Sydney, Dec 02: Australia's largest phone company Telstra Corp Ltd said on Monday its mobile division was in a strong financial position and dismissed investor fears it was losing market share to rivals. "The mobiles group is in its best financial position it has been in for many years," Telstra Managing Director Mobiles David Thodey told reporters.
However, Thodey would not elaborate on how that translated into earnings in the current half year, refusing to say whether the division could achieve double-digit revenue growth, as it often succeeded in doing in the past.
Telstra shares fell to their lowest level in almost five years last week after the Australian government deferred the sale of its 50.1 per cent stake in the carrier until 2004.
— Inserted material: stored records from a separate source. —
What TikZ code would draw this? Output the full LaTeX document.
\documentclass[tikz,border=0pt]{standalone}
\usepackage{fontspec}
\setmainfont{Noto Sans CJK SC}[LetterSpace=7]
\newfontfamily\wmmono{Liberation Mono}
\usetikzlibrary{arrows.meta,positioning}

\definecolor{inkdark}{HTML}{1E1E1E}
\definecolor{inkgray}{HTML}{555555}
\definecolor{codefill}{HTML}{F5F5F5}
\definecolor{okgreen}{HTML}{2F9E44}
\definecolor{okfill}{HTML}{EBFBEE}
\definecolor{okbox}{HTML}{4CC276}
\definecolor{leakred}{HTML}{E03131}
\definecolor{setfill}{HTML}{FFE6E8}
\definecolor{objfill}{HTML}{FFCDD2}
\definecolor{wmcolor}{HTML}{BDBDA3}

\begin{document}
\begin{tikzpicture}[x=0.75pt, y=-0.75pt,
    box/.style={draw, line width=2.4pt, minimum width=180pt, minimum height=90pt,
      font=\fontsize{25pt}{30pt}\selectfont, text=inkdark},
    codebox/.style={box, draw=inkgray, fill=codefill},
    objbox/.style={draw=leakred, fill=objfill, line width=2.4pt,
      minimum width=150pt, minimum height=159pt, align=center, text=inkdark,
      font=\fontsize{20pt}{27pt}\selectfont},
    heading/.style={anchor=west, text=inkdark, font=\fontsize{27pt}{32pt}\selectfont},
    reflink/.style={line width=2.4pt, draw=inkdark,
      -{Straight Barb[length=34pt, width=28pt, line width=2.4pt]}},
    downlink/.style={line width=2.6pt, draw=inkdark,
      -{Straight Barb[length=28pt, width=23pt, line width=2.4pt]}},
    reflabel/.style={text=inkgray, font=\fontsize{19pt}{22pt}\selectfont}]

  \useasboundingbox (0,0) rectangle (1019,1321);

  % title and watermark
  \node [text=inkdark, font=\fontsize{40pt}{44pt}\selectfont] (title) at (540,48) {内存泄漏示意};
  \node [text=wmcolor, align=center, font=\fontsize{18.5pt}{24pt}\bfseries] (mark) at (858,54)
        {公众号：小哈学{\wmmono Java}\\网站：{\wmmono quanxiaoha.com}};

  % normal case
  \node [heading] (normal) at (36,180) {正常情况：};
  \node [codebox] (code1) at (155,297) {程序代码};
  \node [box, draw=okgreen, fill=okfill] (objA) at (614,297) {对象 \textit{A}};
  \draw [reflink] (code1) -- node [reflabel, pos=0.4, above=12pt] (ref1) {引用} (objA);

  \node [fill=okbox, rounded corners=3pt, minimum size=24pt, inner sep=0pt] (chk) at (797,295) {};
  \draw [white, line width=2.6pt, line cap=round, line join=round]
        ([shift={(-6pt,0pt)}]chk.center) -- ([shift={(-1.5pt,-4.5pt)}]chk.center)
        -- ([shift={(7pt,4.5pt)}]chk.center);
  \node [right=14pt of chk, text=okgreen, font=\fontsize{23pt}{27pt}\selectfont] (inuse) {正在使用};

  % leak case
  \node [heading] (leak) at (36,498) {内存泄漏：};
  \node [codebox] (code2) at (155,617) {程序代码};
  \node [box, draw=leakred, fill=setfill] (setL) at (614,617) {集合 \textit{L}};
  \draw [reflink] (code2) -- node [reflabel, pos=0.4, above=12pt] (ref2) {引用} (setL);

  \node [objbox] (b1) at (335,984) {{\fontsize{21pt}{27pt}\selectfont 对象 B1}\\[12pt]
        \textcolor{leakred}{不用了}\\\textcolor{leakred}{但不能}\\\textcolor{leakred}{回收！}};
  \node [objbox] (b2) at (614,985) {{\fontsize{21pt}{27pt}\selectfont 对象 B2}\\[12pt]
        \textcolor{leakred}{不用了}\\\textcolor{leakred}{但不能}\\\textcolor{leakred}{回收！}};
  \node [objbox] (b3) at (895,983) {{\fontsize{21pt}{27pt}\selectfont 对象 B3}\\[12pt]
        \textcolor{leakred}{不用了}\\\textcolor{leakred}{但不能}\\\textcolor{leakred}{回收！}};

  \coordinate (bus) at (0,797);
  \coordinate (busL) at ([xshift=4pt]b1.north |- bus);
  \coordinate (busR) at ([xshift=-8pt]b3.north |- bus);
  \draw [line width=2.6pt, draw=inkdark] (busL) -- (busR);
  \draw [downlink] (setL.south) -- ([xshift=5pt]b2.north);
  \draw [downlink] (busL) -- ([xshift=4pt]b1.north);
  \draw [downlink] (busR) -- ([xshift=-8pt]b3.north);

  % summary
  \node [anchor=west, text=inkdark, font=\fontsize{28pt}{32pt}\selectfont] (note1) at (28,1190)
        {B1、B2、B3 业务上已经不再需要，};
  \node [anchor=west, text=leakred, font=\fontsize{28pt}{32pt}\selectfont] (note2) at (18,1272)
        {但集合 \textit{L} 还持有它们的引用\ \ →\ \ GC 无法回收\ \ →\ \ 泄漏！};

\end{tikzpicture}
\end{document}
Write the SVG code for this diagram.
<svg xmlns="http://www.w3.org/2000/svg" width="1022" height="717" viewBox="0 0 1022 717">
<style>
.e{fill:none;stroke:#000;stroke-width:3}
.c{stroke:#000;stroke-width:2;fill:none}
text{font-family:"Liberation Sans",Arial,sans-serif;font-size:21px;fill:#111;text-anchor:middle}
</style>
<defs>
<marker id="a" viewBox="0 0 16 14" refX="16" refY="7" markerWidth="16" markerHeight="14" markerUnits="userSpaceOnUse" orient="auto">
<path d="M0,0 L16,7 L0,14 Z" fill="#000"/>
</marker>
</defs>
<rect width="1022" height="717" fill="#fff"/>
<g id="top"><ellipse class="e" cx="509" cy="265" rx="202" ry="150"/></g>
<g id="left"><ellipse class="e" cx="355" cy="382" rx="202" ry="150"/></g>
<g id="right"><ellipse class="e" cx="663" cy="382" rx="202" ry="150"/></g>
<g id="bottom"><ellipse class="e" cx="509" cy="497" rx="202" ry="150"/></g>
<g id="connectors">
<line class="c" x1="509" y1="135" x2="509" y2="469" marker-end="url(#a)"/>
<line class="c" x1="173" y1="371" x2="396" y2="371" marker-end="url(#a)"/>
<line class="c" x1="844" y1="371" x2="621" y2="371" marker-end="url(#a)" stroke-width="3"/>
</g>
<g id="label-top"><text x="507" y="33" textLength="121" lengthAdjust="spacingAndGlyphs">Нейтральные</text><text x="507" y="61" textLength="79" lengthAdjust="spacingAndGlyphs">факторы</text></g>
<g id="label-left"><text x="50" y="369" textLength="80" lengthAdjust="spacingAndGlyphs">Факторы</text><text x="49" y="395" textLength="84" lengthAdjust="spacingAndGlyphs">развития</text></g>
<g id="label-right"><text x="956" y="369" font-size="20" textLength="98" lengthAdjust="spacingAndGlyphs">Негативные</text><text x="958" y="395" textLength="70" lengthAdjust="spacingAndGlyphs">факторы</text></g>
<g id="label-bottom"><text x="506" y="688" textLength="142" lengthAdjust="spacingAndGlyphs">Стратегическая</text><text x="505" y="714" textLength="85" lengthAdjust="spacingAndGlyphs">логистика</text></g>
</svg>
Its shares were steady Monday afternoon at A$4.57 in a firmer overall market.
However, ongoing jitters about the performance of its core mobiles division, which faces intense competition from Singapore Telecommunications Ltd, have also weighed on the share price.
Thodey said the loss of a key contract with Qantas Airways Ltd to SingTel's Australian unit Optus did not signal Telstra was losing its hold on the corporate mobile market in Australia.
Optus outstripped Telstra's mobile revenue growth in the September quarter which Thodey attributed to the way each company reports their results and Telstra's decision to de-activate 255,000 pre-paid customers in that period.
"We see the market very competitive at the moment," Thodey said.
"We have gone out there with a Christmas sale and we are very encouraged about the early results."
Telstra launched the first stage of its third generation (3G) mobile strategy on Monday, announcing it would use 1xRTT technology to offer high-speed mobile data services to business customers in Sydney and Melbourne.
The technology allows Telstra to offer high-speed mobile data products on its existing network, without having to spend billions of dollars in new infrastructure.